A new daedalus issue is out. Several articles in this issue focus on role-playing:
- 20% of players role-play at least once a week. 28% of players indicated that at least one of their characters belong in a role-playing oriented guild. 24% of players have role-played a scene or event with a group of at least 10 players.
- Role-players talk about which character creations they feel are over-used and what counts as original.
- What are the protocols of role-playing? What makes a role-player a good role-player?
Also just out in press is a journal article on MMORPG demographics in the journal Presence (manuscript PDF here).
Many of the basic player numbers - average age, gender ratio, average
hours per week - are in this paper, as well as a factor analytic model
of player motivations. Also some numbers on relationship formation and potential leadership skill acquisition.
The turn-around time for journal articles pains me, especially in this era of blogs.
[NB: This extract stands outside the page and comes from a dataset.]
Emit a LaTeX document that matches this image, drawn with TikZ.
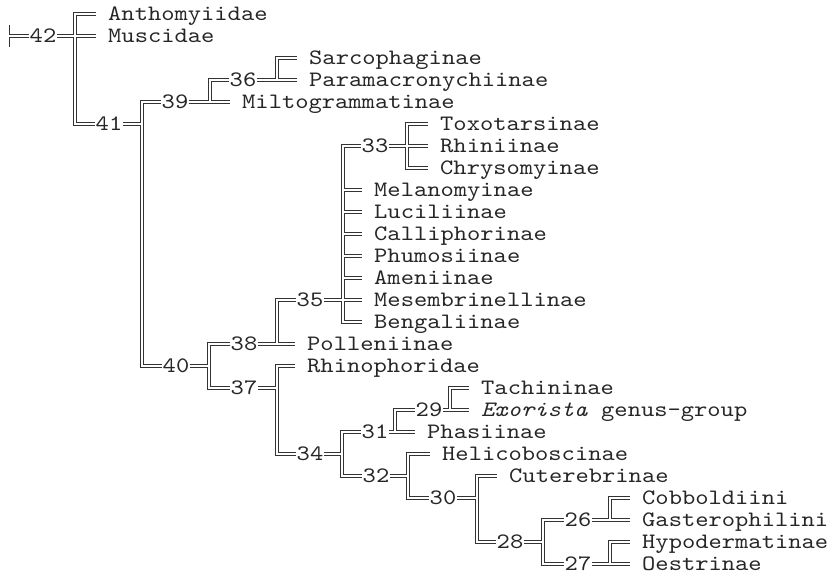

This paper was actually written in 2004 and accepted in mid-2005. Nevertheless, this resolves the problem of people in academia feeling hesistant to cite a website when talking about who plays MMOs.
</em Jedi mind trick> - cite this article in your paper:
Yee, N. (2006). The Demographics, Motivations and Derived Experiences of Users of Massively-Multiuser Online Graphical Environments. PRESENCE: Teleoperators and Virtual Environments, 15, 309-329.
The most interesting part of this analysis is on the final page of the demographics: http://www.nickyee.com/daedalus/archives/001525.php?page=4
I was struck by the fact that in the 18+ age category about 60%tried role-playing, but only about 20% actually stuck with it and identified themselves as regular RPers.
This gives credence to idea of having RP servers, such as DAoC, WoW and EQ2 have. Of all the RP server approaches I've seen, DAoC's always struck me as the best, because of their character naming system and their fairly cost-effective (and fair) way of enforcing it.
Posted by: Arnold Hendrick | Jun 11, 2006 at 21:49
To me, this is one of the more puzzling standards of RPG/MMORPG authorship, the complete lack of parents (which is usually simply not explained or introduced as a topic inside the magic circle).
In WoW (to use the state of the art) it's actually a bit more forgivable as everything is more stripped down and basic. In Everquest 1 I found it to be a bit troubling that although my character came from this basically supportive druid grove/community, no one ever mentioned my folks.
My question is why don't developers ever throw some sort of family into it? I've thought before that it would be pretty trivial to make an instanced tutorial zone that was the character's village (town, city, dystopic planetary outpost, etc.) that contained a randomly generated family for the player to be tutored by, and that they could return to from time to time for questing, maybe their family house could also serve as a bank access point, etc.)
Discussions of mechanics aside, why avoid the virtual family? After all, in real life you don't pick your parents so why would a player mind being assigned virtual instanced parents (note: I am not discussing other ideas I've seen which have newbie players actually being "born" to other characters. Although interesting, that idea has numerous problems that are immediately obvious especially in large-scale VWs.).